Park commissioners unanimously voted to begin drafting their part of the agreement, but Hodges vetoed the resolution. The board is expected to override her decision during its April 6 meeting, after this issue went to press.
The mayor’s proposal has drawn criticism from President Liz Wielinski and Miller for its short lifespan — one decade versus two — and lack of guarantees, which they say make it unable to address a 15-year backlog of neighborhood park needs.
“After 10 years only one half of the city will be served; we worry that as many as 40 of our neighborhoods would be left behind. We do not believe that is a fair approach,” they wrote. “The Park Board needs to ensure that the funding needed to provide quality neighborhood parks will not be in jeopardy in the future.”
They also took issue with the fact that Hodges’ plan, which would go through next year’s budget process, would come too late for the board to move forward with a referendum.

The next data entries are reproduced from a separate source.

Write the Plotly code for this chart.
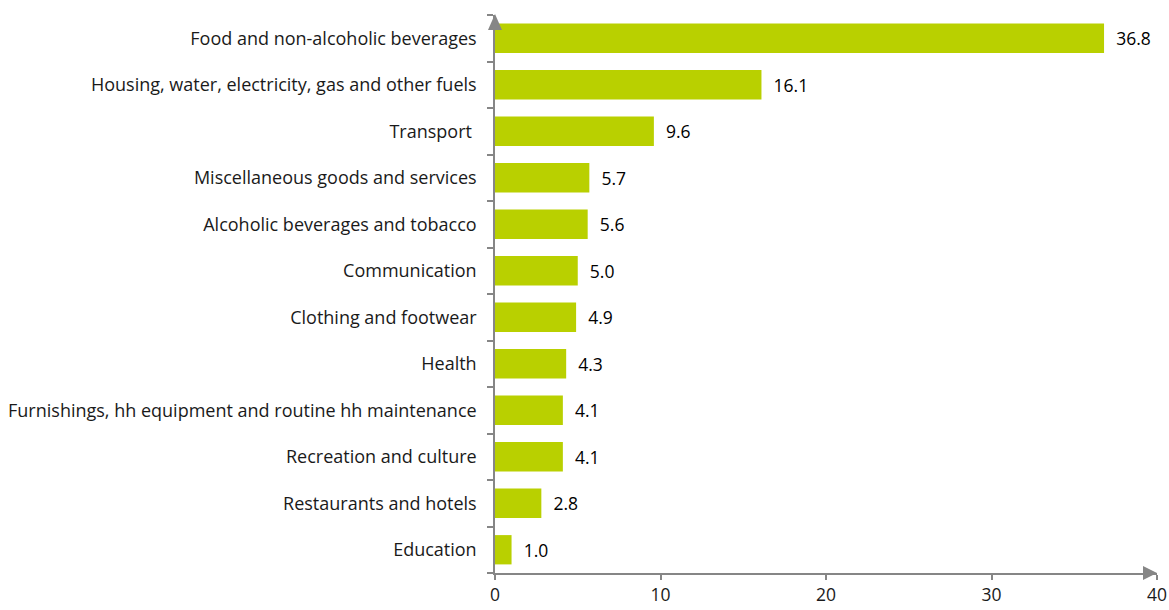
import plotly.graph_objects as go

categories = [
    "Food and non-alcoholic beverages",
    "Housing, water, electricity, gas and other fuels",
    "Transport ",
    "Miscellaneous goods and services",
    "Alcoholic beverages and tobacco",
    "Communication",
    "Clothing and footwear",
    "Health",
    "Furnishings, hh equipment and routine hh maintenance",
    "Recreation and culture",
    "Restaurants and hotels",
    "Education",
]
values = [36.8, 16.1, 9.6, 5.7, 5.6, 5.0, 4.9, 4.3, 4.1, 4.1, 2.8, 1.0]
x_ticks = [0, 10, 20, 30, 40]

BAR = "#b9d000"
AX = "#868686"
FONT = "'Open Sans', sans-serif"

fig = go.Figure(go.Bar(
    x=values[::-1],
    y=categories[::-1],
    orientation="h",
    marker=dict(color=BAR, line=dict(width=0)),
    text=["\u00a0\u00a0" + f"{v:.1f}" for v in values[::-1]],
    textposition="outside",
    textfont=dict(size=17.5, color="#000000", family=FONT),
    cliponaxis=False,
    width=0.63,
))

fig.update_layout(
    width=1169, height=610,
    margin=dict(l=495, r=12, t=15, b=37),
    plot_bgcolor="white", paper_bgcolor="white",
    showlegend=False,
    font=dict(family=FONT, size=17.5, color="#1a1a1a"),
)
fig.update_xaxes(
    range=[0, 40], tickvals=x_ticks, ticktext=[str(t) for t in x_ticks],
    showgrid=False, zeroline=False, showline=True, linecolor=AX, linewidth=1.5,
    ticks="outside", ticklen=5, tickcolor=AX, tickwidth=1.5,
    tickfont=dict(size=17.5, color="#1a1a1a"), automargin=False,
)
fig.update_yaxes(
    type="category", range=[-0.5, 11.5],
    showgrid=False, zeroline=False, showline=True, linecolor=AX, linewidth=1.5,
    ticks="outside", ticklen=6, tickcolor=AX, tickwidth=1.5, tickson="boundaries",
    ticklabelstandoff=13, automargin=False,
    tickfont=dict(size=18, color="#1a1a1a"),
)
# arrowheads at axis ends
fig.add_shape(type="path", xref="paper", yref="paper", xsizemode="pixel", ysizemode="pixel",
              xanchor=1, yanchor=0, path="M -14 -7 L 0 0 L -14 7 Z",
              fillcolor=AX, line=dict(width=0))
fig.add_shape(type="path", xref="paper", yref="paper", xsizemode="pixel", ysizemode="pixel",
              xanchor=0, yanchor=1, path="M -7 -15 L 0 1 L 7 -15 Z",
              fillcolor=AX, line=dict(width=0))

fig.write_html("out.html", config={"displayModeBar": False},
               post_script="document.body.style.margin='0';document.body.style.overflow='hidden';")
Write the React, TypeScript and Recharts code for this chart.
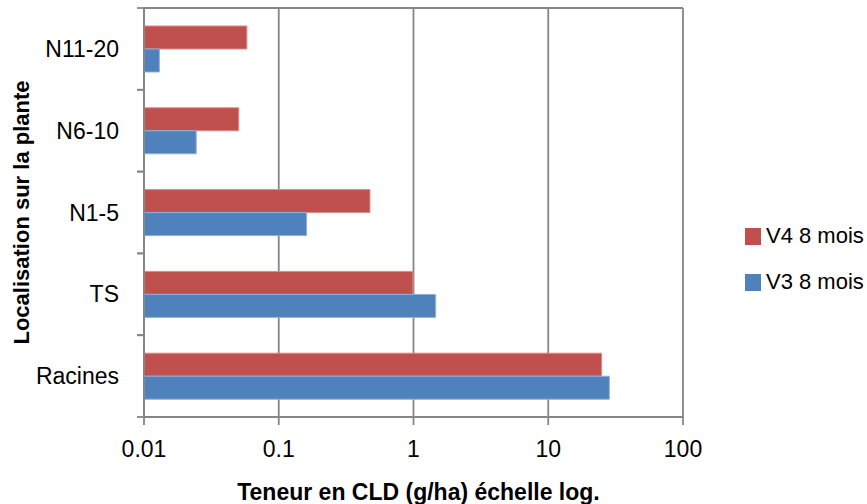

Save Our Minneapolis Parks, the citizen group supporting the board’s funding efforts, voiced a similar concern, announcing that it supports the Johnson-Goodman plan and, if that were to fail, the referendum. The group, chaired by former Hennepin County Commissioner Mark Andrew, would then lead a petition that could put the referendum on the November ballot.
“After two years of study and months of deliberation, we must take action now to maintain our neighborhood parks for the tens of thousands of children who use them each year,” he said in a statement.
There will be a public hearing on the 20 Year Neighborhood Park Plan on April 13 during the City Council’s Committee of the Whole meeting. Council members are expected to vote on it April 15.